Temple Contemporary selected for grant program

The art gallery housed in the Tyler School of Art will help give grants to underrepresented Philadelphia artists.

The Velocity Fund, Philadelphia’s Regranting Program funded by The Andy Warhol Foundation, will be headquartered at the Tyler School of Art’s Temple Contemporary. | JOCELYN BURNS / FILE PHOTO

In 2016, Robert Blackson was at a business meeting with a grants officer from The Andy Warhol Foundation for the Visual Arts to discuss Temple Contemporary. He was unexpectedly asked about his interest in becoming a partner for the foundation’s Regional Regranting Program.

The foundation partners with institutions across the country to support artistic activity with grants of up to $7,000, as part of its Regional Regranting Program. The program has funded hundreds of projects in the past 10 years.

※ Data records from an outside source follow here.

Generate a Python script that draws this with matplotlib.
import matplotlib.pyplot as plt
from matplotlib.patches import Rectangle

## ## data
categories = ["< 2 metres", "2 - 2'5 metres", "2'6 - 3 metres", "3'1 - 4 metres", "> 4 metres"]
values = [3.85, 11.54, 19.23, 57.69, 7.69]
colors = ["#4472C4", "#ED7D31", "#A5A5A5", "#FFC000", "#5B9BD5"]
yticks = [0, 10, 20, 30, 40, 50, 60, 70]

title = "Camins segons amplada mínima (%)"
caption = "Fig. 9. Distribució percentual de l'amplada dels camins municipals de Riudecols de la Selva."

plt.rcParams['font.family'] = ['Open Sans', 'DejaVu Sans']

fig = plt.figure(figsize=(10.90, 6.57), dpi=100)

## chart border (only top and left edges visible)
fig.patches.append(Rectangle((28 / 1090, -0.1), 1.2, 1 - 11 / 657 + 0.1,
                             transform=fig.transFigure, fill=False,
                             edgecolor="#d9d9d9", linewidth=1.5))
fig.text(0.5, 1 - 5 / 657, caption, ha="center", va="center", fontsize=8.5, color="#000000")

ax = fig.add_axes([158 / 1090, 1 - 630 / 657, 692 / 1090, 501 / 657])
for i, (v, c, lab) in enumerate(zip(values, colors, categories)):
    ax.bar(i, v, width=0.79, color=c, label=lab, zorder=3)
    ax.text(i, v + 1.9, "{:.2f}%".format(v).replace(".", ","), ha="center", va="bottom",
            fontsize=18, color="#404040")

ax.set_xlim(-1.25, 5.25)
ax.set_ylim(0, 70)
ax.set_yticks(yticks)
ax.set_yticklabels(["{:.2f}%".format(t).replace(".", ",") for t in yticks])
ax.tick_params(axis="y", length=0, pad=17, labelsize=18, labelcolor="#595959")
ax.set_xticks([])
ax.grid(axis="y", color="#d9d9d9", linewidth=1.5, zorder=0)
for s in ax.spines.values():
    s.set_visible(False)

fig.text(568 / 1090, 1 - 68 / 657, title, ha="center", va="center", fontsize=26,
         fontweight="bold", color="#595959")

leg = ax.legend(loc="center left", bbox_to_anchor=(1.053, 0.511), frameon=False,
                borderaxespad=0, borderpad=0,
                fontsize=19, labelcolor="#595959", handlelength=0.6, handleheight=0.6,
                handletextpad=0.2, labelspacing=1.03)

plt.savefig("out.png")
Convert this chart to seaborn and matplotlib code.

“My jaw kind of hit the floor,” said Blackson, director of Temple Contemporary at the Tyler School of Art. “And I was thinking, ‘Wow, would they really want us to do that?’ And then in subsequent conversations, it came to pass that [the foundation] really would welcome this with Temple Contemporary.”

The Regional Regranting Program is based in 12 cities. Philadelphia’s Regranting Program, The Velocity Fund, will be headquartered at Temple Contemporary.

The foundation was created in 1987 after the death of Andy Warhol, a filmmaker and artist from the 1960’s pop art movement. Warhol wrote in his will that nearly his entire estate should be used to create a foundation focused on the “advancement of the visual arts.”

“It speaks volumes of our generosity as a culture that someone like Andy Warhol would have the forethought and the capacity to make a seismic change in supporting artists for generations to come,” Blackson wrote in an email.

“The Warhol Foundation could have selected, I would guess, just about any arts organization across the city and offered them the same deal,” said Blackson, who was an Andy Warhol Curatorial Fellow in 2012. “So it was wonderful and very humbling for them to have chosen Temple Contemporary.”

“These things are always a matter of, is there enough happening in the city to warrant this program, and is there somebody that we can partner with who we can trust?” said James Bewley, the foundation’s senior program officer.

The Regional Regranting Program “aims to support vibrant, under-the-radar artistic activity,” according to the foundation’s website.

Blackson said “under-the-radar artistic activity” is art that has not been officially sanctioned by the mainstream art world. This is where The Velocity Fund will come in.

As part of the program’s inaugural year, 10 to 15 Philadelphia artists or collaborative teams will be awarded $5,000 grants for a specific artistic project this September.

The deadline for applications is June 1, and Tyler School of Art students must graduate by this May if they want to apply.

“If you are interested to do an exhibition or create a new website or have a performance or make a projection or make a book, and all of those public outcomes affect the way that we relate to art in the world around us, that’s what we’re interested to help support,” Blackson said.

There will be information sessions across the city about The Velocity Fund. The Vox Populi gallery on 11th Street near Callowhill will host a session on Friday, and The Print Center in Center City will host one on April 17.

The Velocity Fund includes the option of applying with multi-disciplinary collaborative teams to give artists the opportunity to work with one another.

“The hope with The Velocity Fund is that if you’re a ceramicist who has always wanted to work with potentially a poet, but didn’t really see the way to make that financially possible, here’s…your option,” Blackson said.

The Velocity Fund will also give artists a chance to receive smaller grants to fund a specific visual project.

“This isn’t money that’s earmarked to just do anything you want,” Blackson said. “It’s the understanding that art comes with a commitment to a public. We’re helping to bridge that relationship between the art and public by earmarking funds.”

Bewley said from what he has seen in other cities, the Regional Regranting Program helps “promote the idea of connectivity and collaboration” among artists in Philadelphia.

“It acknowledges the good work that’s happening and kind of strengthens it,” Bewley said. “And for Philadelphia, I don’t know what that’s going to be like yet. Each city is different. Each program is different. It’ll be interesting to see how it takes shape.”